毒づきにも余裕
伊集院さんは周知のように、奥様の出身地である仙台市で暮らしており、東京で仕事がある時は常宿を拠点に動く。冒頭、神保町での自著探しもそんな日常の一幕だ。
彼が書店の味方であることは論を待たない。本作でも「八百屋が亡くなれば、鍋料理ができなくなるように、本屋がなくなれば、恋愛もどこか淋しいものになるし、人生で何が大切かもわからなくなるだろう」とまで書いている。

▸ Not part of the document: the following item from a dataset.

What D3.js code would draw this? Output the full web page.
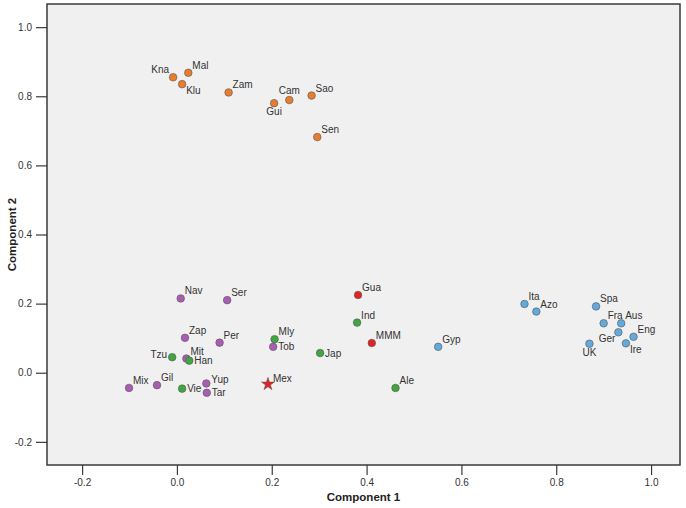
<!DOCTYPE html>
<html>
<head>
<meta charset="utf-8">
<script src="https://cdn.jsdelivr.net/npm/d3@7"></script>
<style>
  body { margin: 0; background: #fff; }
  text { font-family: "Liberation Sans", Arial, sans-serif; }
</style>
</head>
<body>
<svg id="chart" width="686" height="508"></svg>
<script>
// point names, component scores, group
var names = ["Kna","Mal","Klu","Zam","Gui","Cam","Sao","Sen",
  "Nav","Ser","Zap","Per","Mly","Tob","Tzu","Mit","Han","Mix","Gil","Vie","Yup","Tar","Mex",
  "Gua","Ind","MMM","Jap","Gyp","Ale",
  "Ita","Azo","Spa","Fra","Aus","Ger","Eng","Ire","UK"];
var comp1 = [-0.008,0.024,0.011,0.109,0.205,0.237,0.284,0.296,
  0.008,0.106,0.017,0.090,0.206,0.203,-0.010,0.020,0.026,-0.101,-0.042,0.011,0.062,0.063,0.192,
  0.382,0.380,0.411,0.302,0.551,0.461,
  0.733,0.758,0.884,0.900,0.937,0.931,0.963,0.947,0.870];
var comp2 = [0.855,0.868,0.835,0.811,0.780,0.789,0.802,0.682,
  0.215,0.210,0.101,0.087,0.097,0.075,0.045,0.041,0.035,-0.044,-0.036,-0.046,-0.031,-0.058,-0.033,
  0.225,0.145,0.086,0.057,0.075,-0.044,
  0.199,0.177,0.192,0.143,0.143,0.117,0.104,0.085,0.084];
var groups = ["o","o","o","o","o","o","o","o",
  "p","p","p","p","g","p","g","p","g","p","p","g","p","p","star",
  "r","g","r","g","b","g",
  "b","b","b","b","b","b","b","b","b"];
var xTicks = [-0.2, 0.0, 0.2, 0.4, 0.6, 0.8, 1.0];
var yTicks = [-0.2, 0.0, 0.2, 0.4, 0.6, 0.8, 1.0];

// label placement around the marker
var labelPos = {Kna:"nw",Klu:"se",Cam:"n",Gui:"s",Tob:"e",Tzu:"w",Han:"e",Vie:"e",Yup:"e2",Tar:"e",
  Jap:"e",Ger:"sw",Ire:"se",UK:"s",Mex:"ne2"};
var colors = {o:"#e87d2e", p:"#aa5cb4", g:"#40a640", r:"#e02424", star:"#e02424", b:"#62a9dc"};

var svg = d3.select("#chart");
var pLeft = 47, pRight = 680, pTop = 4, pBottom = 465;

var x = d3.scaleLinear().domain([-0.274, 1.061]).range([pLeft, pRight]);
var y = d3.scaleLinear().domain([-0.267, 1.067]).range([pBottom, pTop]);

svg.append("rect")
  .attr("x", pLeft).attr("y", pTop)
  .attr("width", pRight - pLeft).attr("height", pBottom - pTop)
  .attr("fill", "#f0f0f0").attr("stroke", "#3a3a3a").attr("stroke-width", 1.5);

var fmt = function(v){ return v.toFixed(1); };
var xAxis = svg.append("g").attr("transform", "translate(0," + pBottom + ")")
  .call(d3.axisBottom(x).tickValues(xTicks).tickFormat(fmt).tickSize(10).tickSizeOuter(0).tickPadding(4));
var yAxis = svg.append("g").attr("transform", "translate(" + pLeft + ",0)")
  .call(d3.axisLeft(y).tickValues(yTicks).tickFormat(fmt).tickSize(11).tickSizeOuter(0).tickPadding(4));
[xAxis, yAxis].forEach(function(a){
  a.select(".domain").remove();
  a.selectAll(".tick line").attr("stroke", "#3a3a3a").attr("stroke-width", 1.2);
  a.selectAll(".tick text").attr("fill", "#333").style("font-size", "10px")
    .style("font-family", "'Liberation Sans', Arial, sans-serif");
});

svg.append("text").attr("x", (pLeft + pRight) / 2).attr("y", 501)
  .attr("text-anchor", "middle").style("font-size", "11.5px").style("font-weight", "bold")
  .attr("fill", "#222").text("Component 1");
svg.append("text").attr("transform", "translate(16," + (pTop + pBottom) / 2 + ") rotate(-90)")
  .attr("text-anchor", "middle").style("font-size", "11.5px").style("font-weight", "bold")
  .attr("fill", "#222").text("Component 2");

var pts = names.map(function(n, i){ return {name:n, c1:comp1[i], c2:comp2[i], g:groups[i]}; });

var mark = svg.append("g").selectAll("g").data(pts).enter().append("g")
  .attr("transform", function(d){ return "translate(" + x(d.c1) + "," + y(d.c2) + ")"; });

mark.filter(function(d){ return d.g !== "star"; }).append("circle")
  .attr("r", 3.8)
  .attr("fill", function(d){ return colors[d.g]; })
  .attr("stroke", "#555").attr("stroke-width", 0.6);
mark.filter(function(d){ return d.g === "star"; }).append("path")
  .attr("d", d3.symbol().type(d3.symbolStar).size(52))
  .attr("fill", function(d){ return colors[d.g]; })
  .attr("stroke", "#555").attr("stroke-width", 0.5);

var off = {
  ne:[4,-4,"start"], ne2:[5,-2,"start"], nw:[-4,-4,"end"], n:[0,-6,"middle"], s:[0,12,"middle"],
  e:[5,3.5,"start"], e2:[5,0,"start"], w:[-5,1,"end"], se:[4,10,"start"], sw:[-3,10,"end"]
};
mark.append("text")
  .attr("x", function(d){ return off[labelPos[d.name] || "ne"][0]; })
  .attr("y", function(d){ return off[labelPos[d.name] || "ne"][1]; })
  .attr("text-anchor", function(d){ return off[labelPos[d.name] || "ne"][2]; })
  .style("font-size", "10px").attr("fill", "#333")
  .text(function(d){ return d.name; });
</script>
</body>
</html>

伊集院さんの著作を置かない書店はめったになかろうが、よりによってそれに当たった作家の落胆と憤慨は想像できる。ただし「スカシタ本ばかり置きやがって」といった毒づきには、あえて「いじける作家」を演じるような、余裕が感じられる。
本屋大賞についての記述に至っては半ば冗談めくが、因縁がないわけでもない。
2004年に始まる本屋大賞は、「いちばん!売りたい本」のキャッチコピー通り、新刊を扱う書店員たちの投票で決まる。書店員こそ、本と読者を最もよく知る立場にあるというのがその趣旨である。そして創設者の動機のひとつは、2003年1月発表の直木賞が「受賞作なし」だったことへの憤りともいわれている。
自らも直木賞を受賞(1992年)し、その選考委員歴も10年を超す伊集院さん。このイベントには思うところがあるのかもしれない。
それはさておき、絶句で終わる随想は初めて見た。